To those of you with young adults that you are worried about, I see you. Please know there are so many paths and ways to become independent adults and the early 20s can be a time of trying to pull all those pieces together. It really doesn’t matter what you were doing at that age; this is their journey. Support them in love.

To those of you with children that are seen as “atypical” in some way and you are worried about their safety and things that others may judge and deem very basic, I see that and hold that in my heart. We all want our children to be safe and accepted and loved.

To those of you whose children are in college and dealing with things you didn’t think they would have to deal with or discovering that this path is not what they thought, I see you.

To those of you with children on paths seen as not as standard as heading off to university, I see you.

For those of you dealing with judgment surrounding your young adults in some way, I see you. Life and maturing, in the 19-25 age bracket is not often linear.

Parenting is hard and launching young adults is hard, but it can also be a pleasure. The moments of joy and success can radiate, and the parenting at this age, like all ages, can be fun and wonderful. It is exciting to create a relationship with your young adult that is different than it was when they were younger. It can be a bittersweet time to watch them grow, stretch, fail, learn but such a wonderful time to extend our love and support even more as we see them for who they are and who they will become.

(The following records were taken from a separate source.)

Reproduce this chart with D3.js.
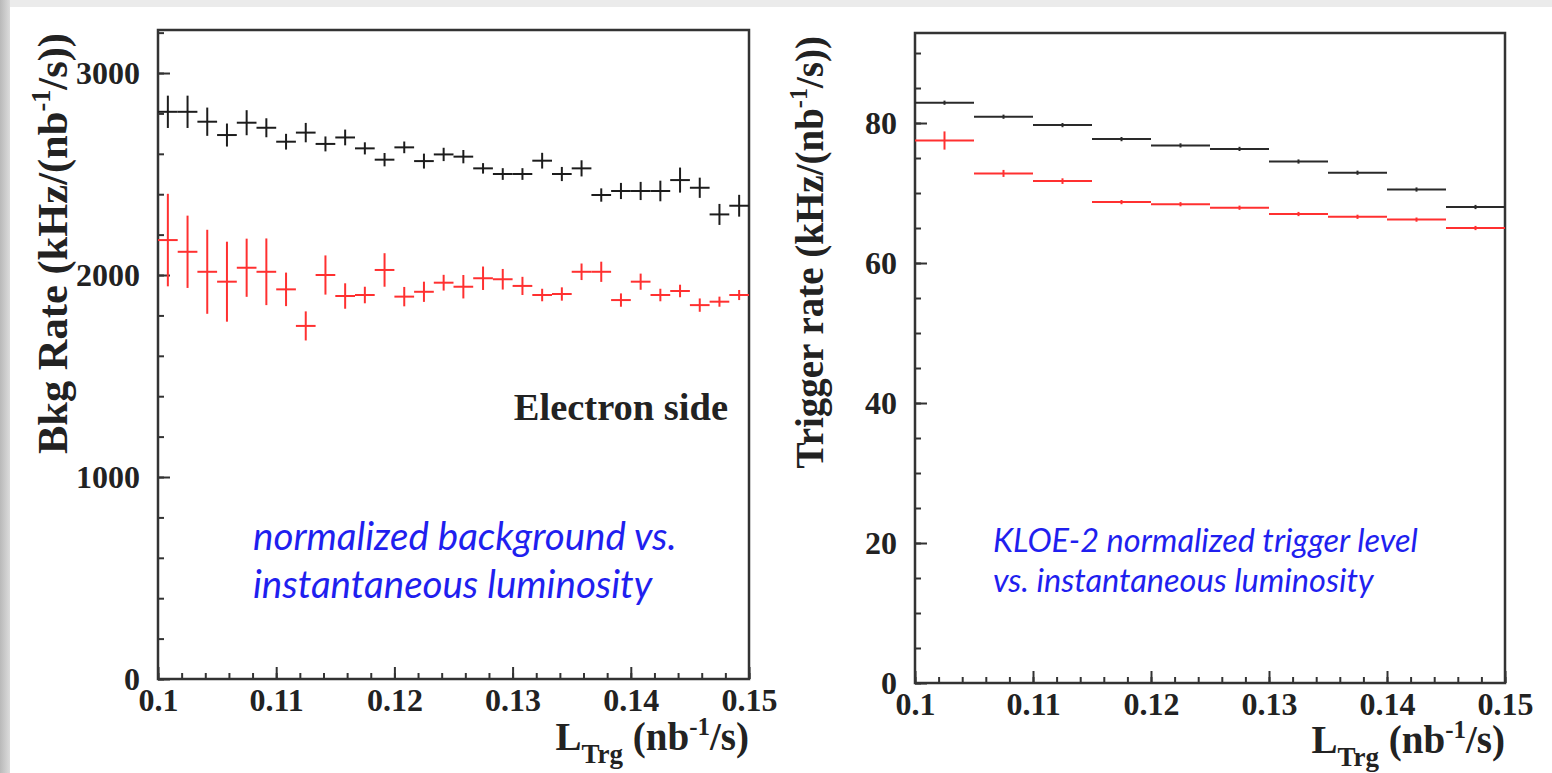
<!DOCTYPE html>
<html>
<head>
<meta charset="utf-8">
<script src="https://cdn.jsdelivr.net/npm/d3@7"></script>
<style>
  body { margin: 0; background: #fff; }
  svg { display: block; }
  .tick text { font-family: "Liberation Serif", serif; font-weight: bold; font-size: 32px; fill: #222; }
  .tick line { stroke: #333; stroke-width: 2; }
  .domain { display: none; }
  .title { font-family: "Liberation Serif", serif; font-weight: bold; fill: #222; }
  .note { font-family: Lato, "Open Sans", sans-serif; font-style: italic; fill: #1f1fef; }
</style>
</head>
<body>
<div id="chart"></div>
<script>
// left panel: background rate, 30 bins between 0.1 and 0.15
const bkgXmin = 0.1, bkgXmax = 0.15, bkgBins = 30;
const bkgBlack = [2808, 2808, 2759, 2693, 2754, 2729, 2660, 2705, 2649, 2681,
                  2627, 2571, 2632, 2564, 2597, 2586, 2528, 2500, 2500, 2566,
                  2500, 2528, 2396, 2416, 2416, 2416, 2470, 2432, 2300, 2343];
const bkgBlackErr = [80, 80, 70, 57, 62, 47, 39, 48, 37, 39,
                     30, 33, 29, 37, 33, 33, 26, 29, 29, 39,
                     35, 40, 33, 40, 45, 51, 62, 50, 52, 54];
const bkgRed = [2173, 2115, 2016, 1967, 2036, 2016, 1929, 1748, 2000, 1896,
                1901, 2025, 1893, 1917, 1962, 1942, 1984, 1979, 1946, 1901,
                1906, 2016, 2016, 1876, 1967, 1901, 1921, 1851, 1868, 1901];
const bkgRedErr = [229, 179, 208, 198, 144, 165, 83, 72, 97, 63,
                   41, 83, 48, 50, 39, 58, 58, 51, 45, 31,
                   33, 41, 50, 33, 40, 31, 31, 33, 25, 25];
const bkgYTicks = [0, 1000, 2000, 3000];

// right panel: trigger rate, 10 bins
const trgLow = [0.100, 0.105, 0.110, 0.115, 0.120, 0.125, 0.130, 0.135, 0.140, 0.145];
const trgBlack = [82.9, 80.9, 79.7, 77.7, 76.8, 76.3, 74.5, 72.9, 70.5, 68.0];
const trgBlackErr = [0.3, 0.3, 0.3, 0.3, 0.3, 0.3, 0.3, 0.3, 0.3, 0.3];
const trgRed = [77.5, 72.8, 71.7, 68.7, 68.4, 67.9, 67.0, 66.6, 66.2, 65.0];
const trgRedErr = [1.3, 0.5, 0.4, 0.3, 0.3, 0.3, 0.3, 0.3, 0.3, 0.3];
const trgYTicks = [0, 20, 40, 60, 80];

const xTicks = [0.1, 0.11, 0.12, 0.13, 0.14, 0.15];

const W = 1552, H = 773;
const svg = d3.select("#chart").append("svg").attr("width", W).attr("height", H);

// slide backdrop
const grad = svg.append("defs").append("linearGradient").attr("id", "edge");
grad.append("stop").attr("offset", "0%").attr("stop-color", "#b9b9b9");
grad.append("stop").attr("offset", "100%").attr("stop-color", "#dcdcdc");
svg.append("rect").attr("width", W).attr("height", 7).attr("fill", "#ebebeb");
svg.append("rect").attr("width", 10).attr("height", H).attr("fill", "url(#edge)");

function panel(opt) {
  const x = d3.scaleLinear().domain([0.1, 0.15]).range([opt.left, opt.right]);
  const y = d3.scaleLinear().domain([0, opt.ymax]).range([opt.bottom, opt.top]);
  const g = svg.append("g");

  // minor ticks
  g.append("g").attr("transform", `translate(${opt.left},0)`)
    .call(d3.axisLeft(y).tickValues(d3.range(0, opt.ymax, opt.yminor)).tickSize(-6).tickFormat(""));
  g.append("g").attr("transform", `translate(0,${opt.bottom})`)
    .call(d3.axisBottom(x).tickValues(d3.range(0, 26).map(i => 0.1 + i * 0.002)).tickSize(-6).tickFormat(""));
  // major ticks
  g.append("g").attr("transform", `translate(${opt.left},0)`)
    .call(d3.axisLeft(y).tickValues(opt.yticks).tickSize(-12).tickPadding(18).tickFormat(d3.format("d")));
  g.append("g").attr("transform", `translate(0,${opt.bottom})`)
    .call(d3.axisBottom(x).tickValues(xTicks).tickSize(-12).tickPadding(9).tickFormat(d => String(+d.toFixed(2))));

  g.append("rect")
    .attr("x", opt.left).attr("y", opt.top)
    .attr("width", opt.right - opt.left).attr("height", opt.bottom - opt.top)
    .attr("fill", "none").attr("stroke", "#333").attr("stroke-width", 2.5);

  opt.series.forEach(s => {
    const sg = g.append("g").attr("stroke", s.color).attr("stroke-width", s.width);
    s.values.forEach((v, i) => {
      const x0 = x(s.lo[i]), x1 = x(s.hi[i]), xc = (x0 + x1) / 2;
      sg.append("line").attr("x1", x0).attr("x2", x1).attr("y1", y(v)).attr("y2", y(v));
      sg.append("line").attr("x1", xc).attr("x2", xc)
        .attr("y1", y(v - s.err[i])).attr("y2", y(v + s.err[i]));
    });
  });

  // y title, rotated, aligned to top of frame
  const yt = svg.append("text").attr("class", "title")
    .attr("transform", `translate(${opt.ytitleX},${opt.top + 3}) rotate(-90)`)
    .attr("text-anchor", "end").style("font-size", opt.ytitleSize + "px");
  yt.append("tspan").text(opt.ytitle + " (kHz/(nb");
  yt.append("tspan").attr("dy", -opt.ytitleSize * 0.4).style("font-size", opt.ytitleSize * 0.62 + "px").text("-1");
  yt.append("tspan").attr("dy", opt.ytitleSize * 0.4).text("/s))");

  // x title, aligned to right end
  const xt = svg.append("text").attr("class", "title")
    .attr("x", opt.right).attr("y", opt.xtitleY)
    .attr("text-anchor", "end").style("font-size", "39px");
  xt.append("tspan").text("L");
  xt.append("tspan").attr("dy", 13).style("font-size", "27px").text("Trg");
  xt.append("tspan").attr("dy", -13).text(" (nb");
  xt.append("tspan").attr("dy", -15).style("font-size", "25px").text("-1");
  xt.append("tspan").attr("dy", 15).text("/s)");

  opt.notes.forEach((t, i) => {
    svg.append("text").attr("class", "note")
      .attr("x", opt.noteX).attr("y", opt.noteY + i * opt.noteGap)
      .style("font-size", opt.noteSize + "px").text(t);
  });
  return g;
}

const bw = (bkgXmax - bkgXmin) / bkgBins;
const bkgLo = d3.range(bkgBins).map(i => bkgXmin + i * bw);
const bkgHi = bkgLo.map(v => v + bw);
const trgHi = trgLow.map(v => v + 0.005);

panel({
  left: 158, right: 749, top: 30, bottom: 679,
  ymax: 3213, yminor: 200, yticks: bkgYTicks,
  ytitle: "Bkg Rate", ytitleX: 67, ytitleSize: 42.5, xtitleY: 750,
  notes: ["normalized background vs.", "instantaneous luminosity"],
  noteX: 253, noteY: 550, noteGap: 48, noteSize: 38.5,
  series: [
    { values: bkgBlack, err: bkgBlackErr, lo: bkgLo, hi: bkgHi, color: "#1c1c1c", width: 2 },
    { values: bkgRed, err: bkgRedErr, lo: bkgLo, hi: bkgHi, color: "#ff3030", width: 2 }
  ]
});

svg.append("text").attr("class", "title")
  .attr("x", 728).attr("y", 420).attr("text-anchor", "end")
  .style("font-size", "38.5px").text("Electron side");

panel({
  left: 915, right: 1505, top: 33, bottom: 683,
  ymax: 92.86, yminor: 5, yticks: trgYTicks,
  ytitle: "Trigger rate", ytitleX: 823, ytitleSize: 39, xtitleY: 753,
  notes: ["KLOE-2 normalized trigger level", "vs. instantaneous luminosity"],
  noteX: 993, noteY: 552, noteGap: 40, noteSize: 32.5,
  series: [
    { values: trgBlack, err: trgBlackErr, lo: trgLow, hi: trgHi, color: "#2a2a2a", width: 2 },
    { values: trgRed, err: trgRedErr, lo: trgLow, hi: trgHi, color: "#ff3030", width: 2 }
  ]
});
</script>
</body>
</html>
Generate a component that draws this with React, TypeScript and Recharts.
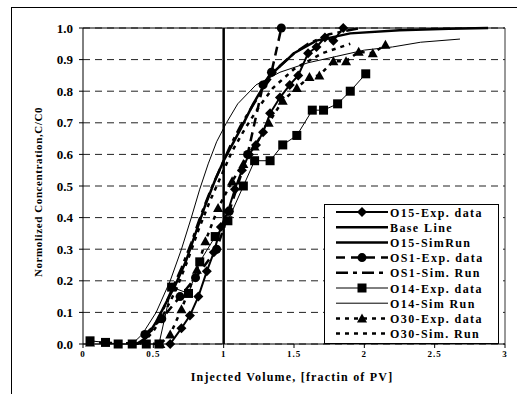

The days of parenting may seem long and the years may seem short, but I am telling you that you will never, ever regret the time and everything you have invested in having good communication and an open relationship with your child. This helps immensely. It is especially a good reminder for those of us that still have younger children at home while we watch our other children who have launched and are navigating the world. It gives clarity to parenting path, decisions, ideals.